To do: Extract the lines of the material below, beginning with the first and ending with the line that holds "return 1 - py / H". Skip every picture.

Dataset excerpt:
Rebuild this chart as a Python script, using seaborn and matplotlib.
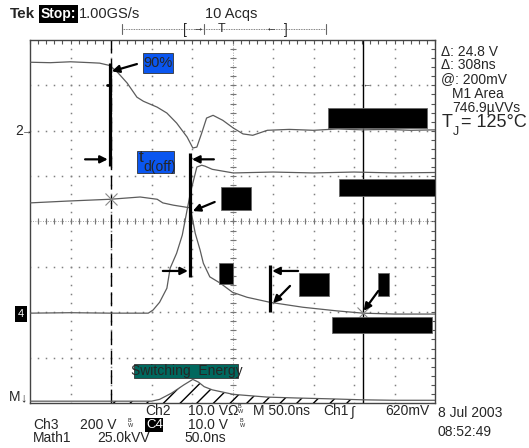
import numpy as np
import pandas as pd
import seaborn as sns
import matplotlib.pyplot as plt
from matplotlib.patches import Rectangle
from matplotlib.lines import Line2D

# Scope traces: time in ns (50 ns/div), level in divisions from bottom
ch2_t = [0, 25, 50, 75, 86, 98, 107, 120, 132, 140, 157, 169, 181, 194, 201, 206, 212, 218,
         226, 238, 251, 263, 275, 293, 320, 350, 380, 410, 440, 470, 500]
ch2_v = [7.51, 7.50, 7.52, 7.50, 7.49, 7.44, 7.31, 7.05, 6.74, 6.65, 6.52, 6.39, 6.17, 5.86,
         5.62, 5.64, 5.95, 6.28, 6.34, 6.23, 6.06, 5.93, 5.90, 6.01, 6.03, 6.01, 6.04, 6.02,
         6.03, 6.01, 6.02]

ch3_t = [0, 46, 99, 136, 157, 164, 177, 191, 198, 204, 210, 214, 222, 235, 250, 268, 296,
         337, 379, 411, 450, 500]
ch3_v = [4.41, 4.45, 4.49, 4.54, 4.49, 4.41, 4.36, 4.32, 4.30, 3.74, 3.37, 3.08, 2.78, 2.64,
         2.44, 2.33, 2.22, 2.11, 2.03, 1.98, 1.96, 1.96]

ch4_t = [0, 50, 100, 146, 152, 160, 169, 173, 181, 188, 198, 206, 212, 216, 225, 251, 300,
         350, 400, 450, 500]
ch4_v = [1.98, 1.99, 1.98, 1.98, 2.05, 2.22, 2.53, 2.97, 3.30, 3.70, 4.63, 5.20, 5.24, 5.22,
         5.15, 5.07, 5.09, 5.07, 5.09, 5.07, 5.08]

math1_t = [0, 50, 100, 150, 160, 175, 190, 201, 208, 215, 225, 251, 293, 330, 374, 411, 450, 500]
math1_v = [0.04, 0.04, 0.04, 0.04, 0.08, 0.22, 0.40, 0.52, 0.46, 0.36, 0.29, 0.19, 0.13,
           0.11, 0.09, 0.07, 0.06, 0.06]

cursor_t = [100, 411]           # dashed / solid time cursors
energy_window = (100, 411)      # integration region of Math1

sns.set_style('white')
plt.rcParams['font.family'] = ['Liberation Sans', 'DejaVu Sans']

W, H = 529, 448
fig = plt.figure(figsize=(W / 100, H / 100), dpi=100)
ax = fig.add_axes([30 / W, 45 / H, 405 / W, 363 / H])


def fx(px):
    return px / W


def fy(py):
    return 1 - py / H


trace_color = '#5c5c5c'
for t, v in [(ch2_t, ch2_v), (ch3_t, ch3_v), (ch4_t, ch4_v), (math1_t, math1_v)]:
    df = pd.DataFrame({'t': t, 'v': v})
    sns.lineplot(data=df, x='t', y='v', ax=ax, color=trace_color, lw=0.9,
                 estimator=None, sort=False, zorder=4)

# hatched switching energy area
mt = np.array(math1_t, dtype=float)
mv = np.array(math1_v)
sel = (mt >= energy_window[0]) & (mt <= energy_window[1])
ax.fill_between(mt[sel], mv[sel], 0, facecolor='none', edgecolor='black', hatch='//', lw=0,
                zorder=3)

ax.set_xlim(0, 500)
ax.set_ylim(0, 8)
ax.set_xlabel('')
ax.set_ylabel('')

# graticule
ax.set_xticks(np.arange(0, 501, 50))
ax.set_xticks(np.arange(0, 501, 10), minor=True)
ax.set_yticks(np.arange(0, 8.01, 1))
ax.set_yticks(np.arange(0, 8.01, 0.2), minor=True)
ax.tick_params(which='both', direction='in', top=True, right=True, length=3, width=0.8,
               color='#555555', labelbottom=False, labelleft=False)
for s in ax.spines.values():
    s.set_color('#444444')
    s.set_linewidth(1.0)

minor_x = np.arange(0, 501, 10)
minor_y = np.arange(0, 8.01, 0.2)
for gx in range(50, 500, 50):
    ax.plot(np.full_like(minor_y, gx), minor_y, ls='none', marker='s', ms=1.1,
            color='#808080', mew=0, zorder=1)
for gy in range(1, 8):
    ax.plot(minor_x, np.full_like(minor_x, gy, dtype=float), ls='none', marker='s', ms=1.1,
            color='#808080', mew=0, zorder=1)
# centre cross with ticks
ax.axhline(4, color='#888888', lw=0.6, ls=(0, (1, 2)), zorder=1)
ax.axvline(250, color='#888888', lw=0.6, ls=(0, (1, 2)), zorder=1)
ax.plot(minor_x, np.full_like(minor_x, 4, dtype=float), ls='none', marker='|', ms=4,
        color='#777777', mew=0.8, zorder=1)
ax.plot(np.full_like(minor_y, 250), minor_y, ls='none', marker='_', ms=4,
        color='#777777', mew=0.8, zorder=1)

# cursors
ax.axvline(cursor_t[0], color='black', lw=1.0, ls=(0, (10, 4)), zorder=2)
ax.axvline(cursor_t[1], color='black', lw=1.0, zorder=2)
ax.plot([cursor_t[0], cursor_t[1]], [4.49, 1.98], ls='none', marker='x', ms=8,
        color='#888888', mew=0.8, zorder=5)
ax.text(415, 7.0, '←', fontsize=6, ha='center', va='center', zorder=6)

# measurement bars
for x, y0, y1 in [(99, 5.22, 7.49), (198, 2.78, 5.51), (296, 2.00, 3.04)]:
    ax.plot([x, x], [y0, y1], color='black', lw=2.3, solid_capstyle='butt', zorder=6)
ax.plot([95, 99], [7.0, 7.0], color='black', lw=2, zorder=6)


def arrow(x0, y0, x1, y1):
    ax.annotate('', xy=(x1, y1), xytext=(x0, y0),
                arrowprops=dict(arrowstyle='-|>', lw=1.6, color='black', mutation_scale=11,
                                shrinkA=0, shrinkB=0), zorder=7)


arrow(132, 7.47, 101, 7.31)
arrow(68, 5.37, 96, 5.37)
arrow(227, 5.37, 200, 5.37)
arrow(228, 4.43, 201, 4.23)
arrow(164, 2.91, 195, 2.91)
arrow(331, 2.91, 299, 2.91)
arrow(321, 2.58, 300, 2.20)
arrow(430, 2.47, 412, 2.03)

# label boxes
for x0, x1, y0, y1 in [(236, 273, 4.25, 4.76), (233, 251, 2.62, 3.08), (332, 369, 2.36, 2.86),
                       (430, 443, 2.36, 2.86), (373, 496, 1.54, 1.89), (381, 500, 4.56, 4.93),
                       (368, 490, 6.06, 6.50)]:
    ax.add_patch(Rectangle((x0, y0), x1 - x0, y1 - y0, facecolor='black', edgecolor='#666666',
                           lw=0.6, zorder=6))

blue = '#0a56f0'
ax.add_patch(Rectangle((139.5, 7.27), 37, 0.44, facecolor=blue, edgecolor='#333333', lw=0.6,
                       zorder=6))
ax.text(158, 7.49, '90%', fontsize=10.5, ha='center', va='center', zorder=7)
ax.add_patch(Rectangle((132, 5.07), 46, 0.48, facecolor=blue, edgecolor='#333333', lw=0.6,
                       zorder=6))
ax.text(134, 5.42, 't', fontsize=12.5, ha='left', va='center', zorder=7)
ax.text(140, 5.21, 'd(off)', fontsize=10, ha='left', va='center', zorder=7)

ax.add_patch(Rectangle((128, 0.55), 129, 0.31, facecolor='#00685e', edgecolor='#333333', lw=0.6,
                       zorder=6))
ax.text(193, 0.70, 'Switching  Energy', fontsize=10, ha='center', va='center', zorder=7)

# header
fig.text(fx(10), fy(14), 'Tek', fontsize=11, fontweight='bold', va='center')
fig.text(fx(41), fy(14), 'Stop:', fontsize=10, fontweight='bold', color='white', va='center',
         bbox=dict(facecolor='black', edgecolor='none', pad=1.2))
fig.text(fx(79), fy(14), '1.00GS/s', fontsize=10.5, va='center')
fig.text(fx(205), fy(14), '10 Acqs', fontsize=10.5, va='center')
fig.add_artist(Line2D([fx(122), fx(326)], [fy(29), fy(29)], color='#555555', lw=0.6,
                      ls=(0, (1, 1))))
for px in [122, 204, 326]:
    fig.add_artist(Line2D([fx(px), fx(px)], [fy(24), fy(34)], color='#666666', lw=0.8))
fig.text(fx(183), fy(30), '[', fontsize=10, va='center')
fig.text(fx(193), fy(27), '→', fontsize=8, va='center')
fig.text(fx(218), fy(29), 'T', fontsize=9, va='center')
fig.text(fx(266), fy(27), '←', fontsize=8, va='center')
fig.text(fx(284), fy(30), ']', fontsize=10, va='center')

# left channel markers
fig.text(fx(15), fy(131), '2', fontsize=10, va='center')
fig.text(fx(22), fy(131), '→', fontsize=7.5, va='center')
fig.text(fx(21), fy(314), '4', fontsize=8, color='white', ha='center', va='center',
         bbox=dict(facecolor='black', edgecolor='none', pad=1.8))
fig.text(fx(9), fy(397), 'M', fontsize=10, va='center')
fig.text(fx(20), fy(398), '↓', fontsize=9, va='center')

# right readout
for py, s in [(52, 'Δ: 24.8 V'), (65, 'Δ: 308ns'), (79, '@: 200mV')]:
    fig.text(fx(441), fy(py), s, fontsize=10, va='center')
fig.text(fx(478), fy(94), 'M1 Area', fontsize=10, ha='center', va='center')
fig.text(fx(486), fy(108), '746.9µVVs', fontsize=10, ha='center', va='center')
fig.text(fx(442), fy(122), 'T', fontsize=13, va='center')
fig.text(fx(453), fy(132), 'J', fontsize=9, va='center')
fig.text(fx(461), fy(122), '= 125°C', fontsize=13, va='center')

# bottom settings
fs = 10
fig.text(fx(145), fy(411), 'Ch2', fontsize=fs, va='center')
fig.text(fx(188), fy(411), '10.0 VΩ', fontsize=fs, va='center')
fig.text(fx(238), fy(409), 'B\nW', fontsize=4, va='center', linespacing=0.8)
fig.text(fx(253), fy(411), 'M 50.0ns', fontsize=fs, va='center')
fig.text(fx(323), fy(411), 'Ch1', fontsize=fs, va='center')
fig.text(fx(351), fy(411), '∫', fontsize=fs, va='center')
fig.text(fx(385), fy(411), '620mV', fontsize=fs, va='center')
fig.text(fx(33), fy(425), 'Ch3', fontsize=fs, va='center')
fig.text(fx(80), fy(425), '200 V', fontsize=fs, va='center')
fig.text(fx(128), fy(423), 'B\nW', fontsize=4, va='center', linespacing=0.8)
fig.text(fx(146), fy(425), 'C4', fontsize=9.5, color='white', va='center',
         bbox=dict(facecolor='black', edgecolor='none', pad=0.4))
fig.text(fx(188), fy(425), '10.0 V', fontsize=fs, va='center')
fig.text(fx(240), fy(423), 'B\nW', fontsize=4, va='center', linespacing=0.8)
fig.text(fx(33), fy(438), 'Math1', fontsize=fs, va='center')
fig.text(fx(97), fy(438), '25.0kVV', fontsize=fs, va='center')
fig.text(fx(184), fy(438), '50.0ns', fontsize=fs, va='center')
fig.text(fx(438), fy(413), '8 Jul 2003', fontsize=fs, va='center')
fig.text(fx(438), fy(432), '08:52:49', fontsize=fs, va='center')

fig.savefig('out.png', dpi=100)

Result below:
Rebuild this chart as a Python script, using seaborn and matplotlib.
import numpy as np
import pandas as pd
import seaborn as sns
import matplotlib.pyplot as plt
from matplotlib.patches import Rectangle
from matplotlib.lines import Line2D

# Scope traces: time in ns (50 ns/div), level in divisions from bottom
ch2_t = [0, 25, 50, 75, 86, 98, 107, 120, 132, 140, 157, 169, 181, 194, 201, 206, 212, 218,
         226, 238, 251, 263, 275, 293, 320, 350, 380, 410, 440, 470, 500]
ch2_v = [7.51, 7.50, 7.52, 7.50, 7.49, 7.44, 7.31, 7.05, 6.74, 6.65, 6.52, 6.39, 6.17, 5.86,
         5.62, 5.64, 5.95, 6.28, 6.34, 6.23, 6.06, 5.93, 5.90, 6.01, 6.03, 6.01, 6.04, 6.02,
         6.03, 6.01, 6.02]

ch3_t = [0, 46, 99, 136, 157, 164, 177, 191, 198, 204, 210, 214, 222, 235, 250, 268, 296,
         337, 379, 411, 450, 500]
ch3_v = [4.41, 4.45, 4.49, 4.54, 4.49, 4.41, 4.36, 4.32, 4.30, 3.74, 3.37, 3.08, 2.78, 2.64,
         2.44, 2.33, 2.22, 2.11, 2.03, 1.98, 1.96, 1.96]

ch4_t = [0, 50, 100, 146, 152, 160, 169, 173, 181, 188, 198, 206, 212, 216, 225, 251, 300,
         350, 400, 450, 500]
ch4_v = [1.98, 1.99, 1.98, 1.98, 2.05, 2.22, 2.53, 2.97, 3.30, 3.70, 4.63, 5.20, 5.24, 5.22,
         5.15, 5.07, 5.09, 5.07, 5.09, 5.07, 5.08]

math1_t = [0, 50, 100, 150, 160, 175, 190, 201, 208, 215, 225, 251, 293, 330, 374, 411, 450, 500]
math1_v = [0.04, 0.04, 0.04, 0.04, 0.08, 0.22, 0.40, 0.52, 0.46, 0.36, 0.29, 0.19, 0.13,
           0.11, 0.09, 0.07, 0.06, 0.06]

cursor_t = [100, 411]           # dashed / solid time cursors
energy_window = (100, 411)      # integration region of Math1

sns.set_style('white')
plt.rcParams['font.family'] = ['Liberation Sans', 'DejaVu Sans']

W, H = 529, 448
fig = plt.figure(figsize=(W / 100, H / 100), dpi=100)
ax = fig.add_axes([30 / W, 45 / H, 405 / W, 363 / H])


def fx(px):
    return px / W


def fy(py):
    return 1 - py / H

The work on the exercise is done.